Friday, August 14, 2009

Oregon health plan

As the country debates the way forward in reforming the health care sector, it is useful to remember that efforts featuring more intrusive government roles have already been attempted in a number of states. I have written about two such states, Massachusetts and Tennessee, where such initiatives have resulted in surging costs and widespread problems. Now let's take a look at Oregon, which implemented something called the Oregon Health Plan in 1993.

The logic behind the plan was that by rationing care and only paying for certain procedures -- through a formulaic system -- that the state could provide more people with coverage. Wikipedia looks at how this theory has played out in practice:
In 1994, the plan's first year of operation, nearly 120,000 new members signed up, and bad debts at Portland hospitals dropped 16%.

The plan's costs increased from $1.33 billion in 1993-1995 to $2.36 billion in 1999-2001. Significant cuts were made to the Oregon Health Plan's budget in 2003.

New enrollment in the program were closed from mid-2004 until early 2008, when a lottery-based system was introduced. Tens of thousands of Oregonians signed up, competing for 3,000 new spots in the plan.

...The Oregon Health Plan became the focus of national scrutiny in 2003, after deep budget cuts led to 100,000 people in mental health and/or substance abuse treatment losing prescription coverage under the program.

This year and last, the Oregon Health Plan stirred up controversy when enforcing 1994 guidelines to only cover comfort care, and not to cover cancer treatment such as chemotherapy, surgery and radiotherapy for patients with less than a 5% chance of survival over five years. Springfield resident Barbara Wagner said her oncologist prescribed the chemotherapy drug Tarceva for her lung cancer, but that Oregon Health Plan officials sent her a letter declining coverage for the drug, and informing her that they will only pay for palliative care and physician-assisted suicide. She appealed the denial twice, but lost both times. Tarceva drugmaker Genentech agreed to supply her the $4000-a-month drug for free. Wagner's plight garnered a flurry of attention from the media, the blogosphere,and triggered protest from religious groups. Wagner died in October 2008.
Meanwhile a 2001 paper published by the Canadian Medical Association took at look at Oregon's initiative and made some interesting observations. One of them is that rationing care is easier to carry out on paper than in reality:
Establishing an explicit limit on service coverage is much more difficult in practice than in theory. Although the Oregon legislature has drawn a line across the list of prioritized services, that line has been rather fuzzy. Put simply, many Medicaid recipients continue to receive services that are supposedly excluded by the OHP. In large part, this can be attributed to the reticence of providers when it comes to abiding by the rules.
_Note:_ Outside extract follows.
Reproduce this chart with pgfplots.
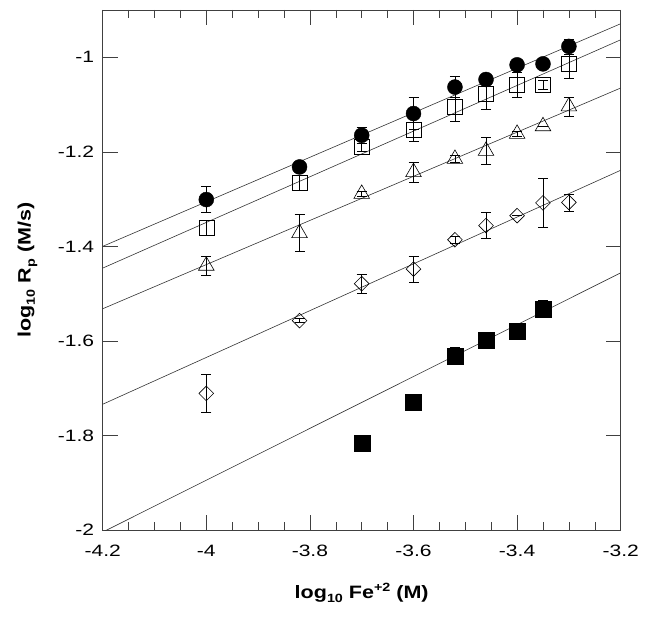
\documentclass[border=0pt]{standalone}
\usepackage{pgfplots}
\usepackage{pgfplotstable}
\pgfplotsset{compat=1.18}
\usepackage{fontspec}
\setmainfont{Liberation Sans}
\newfontfamily\tickfont[FakeStretch=1.28]{Liberation Sans}
\newfontfamily\labfont[FakeStretch=1.2]{Liberation Sans}
\newcommand{\mysub}[1]{\raisebox{-0.45ex}{\fontsize{12}{12}\selectfont #1}}
\newcommand{\mysup}[1]{\raisebox{0.7ex}{\fontsize{12}{12}\selectfont #1}}
\pgfplotstableread{
x y e
-4 -1.361 0.016
-3.82 -1.265 0.016
-3.7 -1.190 0.008
-3.6 -1.153 0.024
-3.52 -1.104 0.032
-3.46 -1.078 0.033
-3.4 -1.058 0.027
-3.35 -1.058 0.010
-3.3 -1.014 0.030
}\opensq
\pgfplotstableread{
x y e
-4 -1.301 0.027
-3.82 -1.232 0
-3.7 -1.165 0.017
-3.6 -1.119 0.034
-3.52 -1.063 0.022
-3.46 -1.047 0
-3.4 -1.016 0
-3.35 -1.014 0
-3.3 -0.977 0.016
}\circ
\pgfplotstableread{
x y e
-4 -1.441 0.020
-3.82 -1.372 0.039
-3.7 -1.289 0.006
-3.6 -1.243 0.021
-3.52 -1.215 0.008
-3.46 -1.198 0.028
-3.4 -1.162 0.005
-3.35 -1.146 0
-3.3 -1.104 0.020
}\tri
\pgfplotstableread{
x y e
-4 -1.711 0.041
-3.82 -1.557 0.004
-3.7 -1.479 0.020
-3.6 -1.448 0.028
-3.52 -1.386 0.008
-3.46 -1.356 0.028
-3.4 -1.335 0
-3.35 -1.308 0.052
-3.3 -1.307 0.018
}\dia
\pgfplotstableread{
x y e
-3.7 -1.816 0
-3.6 -1.730 0
-3.52 -1.632 0.018
-3.46 -1.599 0
-3.4 -1.580 0
-3.35 -1.533 0.018
}\fsq
\begin{document}
\begin{tikzpicture}
\pgfplotsset{
  eb/.style={forget plot, draw=none, mark=none,
    error bars/.cd, y dir=both, y explicit,
    error bar style={draw=black, line width=0.6pt},
    error mark options={draw=black, rotate=90, mark size=5bp, line width=0.6pt}},
  fit/.style={black!80, line width=0.6pt, no marks, forget plot},
}
\begin{axis}[
  scale only axis,
  width=518bp, height=520bp,
  xmin=-4.2, xmax=-3.2, ymin=-2, ymax=-0.9,
  xtick={-4.2,-4,-3.8,-3.6,-3.4,-3.2},
  ytick={-2,-1.8,-1.6,-1.4,-1.2,-1},
  minor x tick num=3,
  yminorticks=false,
  tick align=inside,
  major tick length=15bp, minor tick length=8bp,
  axis line style={black!75, line width=0.7pt},
  every tick/.style={black!75, line width=0.6pt},
  /pgf/number format/assume math mode=true,
  ticklabel style={font=\tickfont\fontsize{16.5}{16.5}\selectfont},
  xticklabel style={yshift=-12bp},
  yticklabel style={xshift=-5bp},
  xticklabels={-4.2,-4,-3.8,-3.6,-3.4,-3.2},
  yticklabels={-2,-1.8,-1.6,-1.4,-1.2,-1},
  xlabel={\textbf{log\mysub{10} Fe\mysup{+2} (M)}},
  ylabel={\textbf{log\mysub{10} R\mysub{p} (M/s)}},
  label style={font=\labfont\fontsize{18}{18}\selectfont},
  xlabel style={at={(axis description cs:0.5,-0.121)}, anchor=center},
  ylabel style={at={(axis description cs:-0.145,0.5)}, anchor=center},
]
\coordinate (O) at (rel axis cs:0,0);
% fit lines
\addplot[fit] coordinates {(-4.2,-1.400) (-3.2,-0.929)};
\addplot[fit] coordinates {(-4.2,-1.446) (-3.2,-0.963)};
\addplot[fit] coordinates {(-4.2,-1.532) (-3.2,-1.065)};
\addplot[fit] coordinates {(-4.2,-1.734) (-3.2,-1.239)};
\addplot[fit] coordinates {(-4.2,-2.0044) (-3.2,-1.456)};
% error bars (behind marks)
\addplot[eb] table[x=x, y=y, y error=e] {\opensq};
\addplot[eb] table[x=x, y=y, y error=e] {\circ};
\addplot[eb] table[x=x, y=y, y error=e] {\tri};
\addplot[eb] table[x=x, y=y, y error=e] {\dia};
\addplot[eb] table[x=x, y=y, y error=e] {\fsq};
% markers
\addplot[only marks, mark=square, mark size=7.5bp, mark options={black, fill=white, line width=0.6pt}]
 table[x=x, y=y] {\opensq};
\addplot[only marks, mark=*, mark size=7.5bp, mark options={black, fill=black}]
 table[x=x, y=y] {\circ};
\addplot[only marks, mark=triangle, mark size=9bp, mark options={black, fill=white, line width=0.6pt}]
 table[x=x, y=y] {\tri};
\addplot[only marks, mark=square, mark size=5.2bp, mark options={black, fill=white, rotate=45, line width=0.6pt}]
 table[x=x, y=y] {\dia};
\addplot[only marks, mark=square*, mark size=8bp, mark options={black, fill=black}]
 table[x=x, y=y] {\fsq};
\end{axis}
\pgfresetboundingbox
\path[use as bounding box] (O) ++(-102.7bp,-103bp) rectangle ++(649bp,633bp);
\end{tikzpicture}
\end{document}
...The OHP has not operated as the scientific vessel of rationing that it was advertised to be. Although initial rankings were based in large part on mathematical values, controversies around the list forced administrators to make political concessions and move medical services “by hand” to satisfy constituency pressures and the federal government. Analyses of the original list have shown that subjective judgements, not the initial formula, are the primary influence on service rankings.
It should be no surprise that when resources are allocated through political means, political considerations play a role. Another point raised is that the plan has largely failed in its goal of expanding coverage through reduced costs, with the expansion instead being funded through new revenue sources:
Oregon's system of priority setting through the list has not produced significant savings. Administrators estimate that during its first 5 years of operation, the list saved the state only 2% of total expenditures from the amount that it would have spent under the previous system. That the list has not produced generous savings should not come as a surprise given the relative paucity of services excluded.

...The expansion of state insurance in Oregon was not funded by rationing and savings from the list, as is commonly (and mistakenly) assumed, but by raising revenues (primarily through a cigarette tax) and moving Medicaid recipients into managed-care plans. The notion that rationing through the list would produce enough savings for Oregon to finance universal coverage has proven to be an illusion.
And then there is this bit of news that emerged last week:
Oregon state officials and care providers are agreeing on one thing: a new state computer system that handles 2 million state Health Plan payment claims each month has serious glitches.

State officials say low-income Oregonians who qualify for state-paid care are still able to see doctors and get prescriptions filled. However, care providers say the state's Medicaid Management Information System has turned into a monthslong nightmare.

...The new Medicaid billing system went online Dec. 9, after being delayed twice. Problems with the $80 million system became apparent almost immediately.
This is yet another example of an attempt to improve health care based more on government that has not achieved its stated goals. This isn't the exception, it's the rule, joining other such efforts as TennCare, efforts in Massachusetts and Medicare in its failure. As Ronald Bailey says:
Finally, the only reliable technique humanity has ever discovered for lowering the costs of products or services over time is market competition. That will be true for health care too.

1 comment:

Paradigm Shifter said...

Thanks for the illuminating post. Having lived one state to the north, I didn't know of Oregon's program nor the challenges it faces.